Data on desktops and laptops is still a vastly exposed risk area, according to the 2010 Cibecs Data Loss survey, which underlines the massive risk South African businesses are exposed to in the event of data loss through any number of everyday occurrences.

According to Richard Dewing, CEO of Cibecs: “Most companies have server backup solutions in place, but focus is now shifting to user data stored on desktops and notebooks, and the protection of this data. This is where a backup and recovery vacuum exists.”
The survey highlights that nearly half (46%) of companies rely on some kind of backup policy, be it to a file server or external hard drive, to ensure business critical data is backed up.  But these companies admit that users do not follow policy as their main obstacle in terms of successful data protection.
Dewing explains: “In our experience, we have seen that the reality is that users will never follow data backup policies because, frankly, they forget, do not know how to, think it will take too much time and, quite often, do not want their data on a server where it could be accessed by a third party.”
The survey also highlighted other trends:
* 72% of data losses are ascribed to hardware and software failures, theft and negligence;
* 68% of respondents do not think that their current data backup solution is highly effective; and
* 50% are unsure if their company could recover business critical data in the event of a loss.
These trends are most worrying considering that hard drives store 500 times more data than a decade ago, which means the impact of such a loss is vastly amplified. With 68% of respondents indicating a lack of complete confidence in their current backup solution, the disastrous financial, legal and productivity ramifications may be one unlucky day away.
Dewing explains: “Companies increasingly realise they need a better solution to the data backup and recovery problem but, as the survey shows, the majority are not quite sure of exactly what it is they need. This is simply part of a legacy where the amount of data wasn’t nearly as vast and unstructured as it is today. The truth is that older technologies and methods are just not manageable or practical. Legislation like King III in South Africa has also forced companies to protect the integrity of their business critical and sensitive data.
“So much information is stored on company desktops and laptops, especially as we move to a more mobile society, that companies are beginning to understand the need to take responsibility for that data away from users and manage it from one central location.”
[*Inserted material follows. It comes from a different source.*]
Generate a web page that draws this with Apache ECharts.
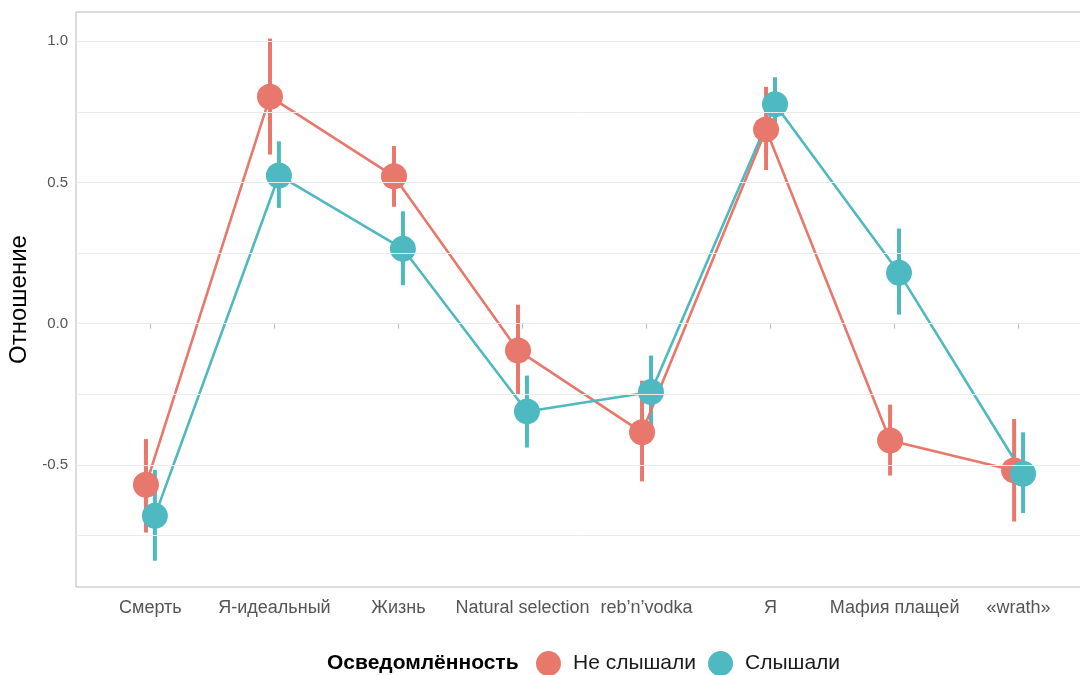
<!DOCTYPE html>
<html>
<head>
<meta charset="utf-8">
<script src="https://cdn.jsdelivr.net/npm/echarts@6/dist/echarts.min.js"></script>
<style>html,body{margin:0;padding:0;background:#fff}#c{width:1080px;height:675px}</style>
</head>
<body>
<div id="c"></div>
<script>
// ---- data ----
var categories = ['Смерть', 'Я-идеальный', 'Жизнь', 'Natural selection', 'reb\u2019n\u2019vodka', 'Я', 'Мафия плащей', '«wrath»'];
var seriesNames = ['Не слышали', 'Слышали'];
var notHeardMean = [-0.571, 0.804, 0.522, -0.095, -0.385, 0.688, -0.414, -0.520];
var notHeardLow  = [-0.740, 0.599, 0.414, -0.252, -0.559, 0.544, -0.538, -0.701];
var notHeardHigh = [-0.409, 1.010, 0.629, 0.067, -0.202, 0.839, -0.287, -0.338];
var heardMean = [-0.681, 0.525, 0.265, -0.311, -0.242, 0.777, 0.180, -0.532];
var heardLow  = [-0.840, 0.410, 0.136, -0.439, -0.370, 0.680, 0.032, -0.671];
var heardHigh = [-0.518, 0.646, 0.398, -0.184, -0.113, 0.873, 0.337, -0.385];
var yTicks = [-0.5, 0.0, 0.5, 1.0];
var yMinorTicks = [-0.75, -0.25, 0.25, 0.75];

// ---- style ----
var RED = '#E8776C', TEAL = '#4FB9C1';
var DODGE = 0.036;
var FONT = 'Liberation Sans, Arial, sans-serif';
var catIdx = categories.map(function (c, i) { return i; });

function pts(mean, off) { return mean.map(function (v, i) { return [i + off, v]; }); }
function bars(lo, hi, off) { return lo.map(function (v, i) { return [i + off, v, hi[i]]; }); }

function errSeries(name, lo, hi, off, color) {
  return {
    type: 'custom', name: name + ' CI', silent: true,
    data: bars(lo, hi, off),
    encode: { x: 0, y: [1, 2] },
    renderItem: function (params, api) {
      var a = api.coord([api.value(0), api.value(1)]);
      var b = api.coord([api.value(0), api.value(2)]);
      return { type: 'line', shape: { x1: a[0], y1: a[1], x2: b[0], y2: b[1] },
        style: { stroke: color, lineWidth: 4 } };
    }
  };
}
function lineSeries(name, mean, off, color) {
  return {
    type: 'line', name: name, data: pts(mean, off),
    symbol: 'circle', symbolSize: 26, showSymbol: true,
    itemStyle: { color: color }, lineStyle: { color: color, width: 2.6 },
    emphasis: { disabled: true }, animation: false
  };
}
var gridLines = yTicks.concat(yMinorTicks).map(function (v) { return { yAxis: v }; });

var chart = echarts.init(document.getElementById('c'));
chart.setOption({
  animation: false,
  backgroundColor: '#fff',
  grid: { left: 76, top: 12, width: 1017, height: 575, outerBoundsMode: 'none', containLabel: false,
    show: true, borderColor: '#B8B8B8', borderWidth: 1, backgroundColor: 'transparent' },
  xAxis: {
    type: 'value', min: -0.6, max: 7.6,
    axisLine: { show: false }, splitLine: { show: false },
    axisTick: { show: true, customValues: catIdx, length: 5, lineStyle: { color: '#B8B8B8' } },
    axisLabel: { customValues: catIdx, formatter: function (v) { return categories[Math.round(v)]; },
      color: '#555555', fontSize: 18, fontFamily: FONT, margin: 12 }
  },
  yAxis: {
    type: 'value', min: -0.933, max: 1.104,
    name: 'Отношение', nameLocation: 'middle', nameGap: 42, nameRotate: 90,
    nameTextStyle: { color: '#000', fontSize: 24, fontFamily: FONT },
    axisLine: { show: false }, splitLine: { show: false },
    axisTick: { show: true, customValues: yTicks, length: 5, lineStyle: { color: '#B8B8B8' } },
    axisLabel: { customValues: yTicks, formatter: function (v) { return v.toFixed(1); },
      color: '#555555', fontSize: 15, fontFamily: FONT, margin: 8 }
  },
  legend: {
    data: seriesNames, left: 536, top: 651, padding: 0, icon: 'circle', itemWidth: 25, itemHeight: 25, itemGap: 12,
    textStyle: { color: '#1A1A1A', fontSize: 21, fontFamily: FONT, padding: [0, 0, 0, 7] },
    selectedMode: false
  },
  graphic: [{
    type: 'text', left: 327, top: 653,
    style: { text: 'Осведомлённость', font: 'bold 21px ' + FONT, fill: '#000' }
  }],
  series: [
    { type: 'line', data: [], silent: true,
      markLine: { silent: true, symbol: 'none', label: { show: false },
        lineStyle: { color: '#EBEBEB', width: 1, type: 'solid' }, data: gridLines }, z: 0 },
    errSeries(seriesNames[0], notHeardLow, notHeardHigh, -DODGE, RED),
    lineSeries(seriesNames[0], notHeardMean, -DODGE, RED),
    errSeries(seriesNames[1], heardLow, heardHigh, DODGE, TEAL),
    lineSeries(seriesNames[1], heardMean, DODGE, TEAL)
  ]
});
</script>
</body>
</html>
Over and above the usual impact on company finances, reputation and productivity, the actual cost of data loss is substantial. It leads to loss of business and loss of revenue. A great deal of time and resources have to be allocated to attempting to get the lost data back or recreating it.  Data loss also negatively impacts the ability of a business to sustain its operational efficiency, ultimately impacting the bottom line.
Dewing explains: “The objective of this survey was to highlight the business and operational risks organisations are exposed to. We also wanted to impress upon business owners and IT executives the need to proactively plan for that inevitable ‘bad day at the office’.
"The survey data proved that businesses and enterprises do not fully appreciate the risks they face from the loss of data stored on user PCs.  We do hope that that this survey has alerted a few more IT professionals to the business case for reliable data backup and recovery software for desktops and laptops."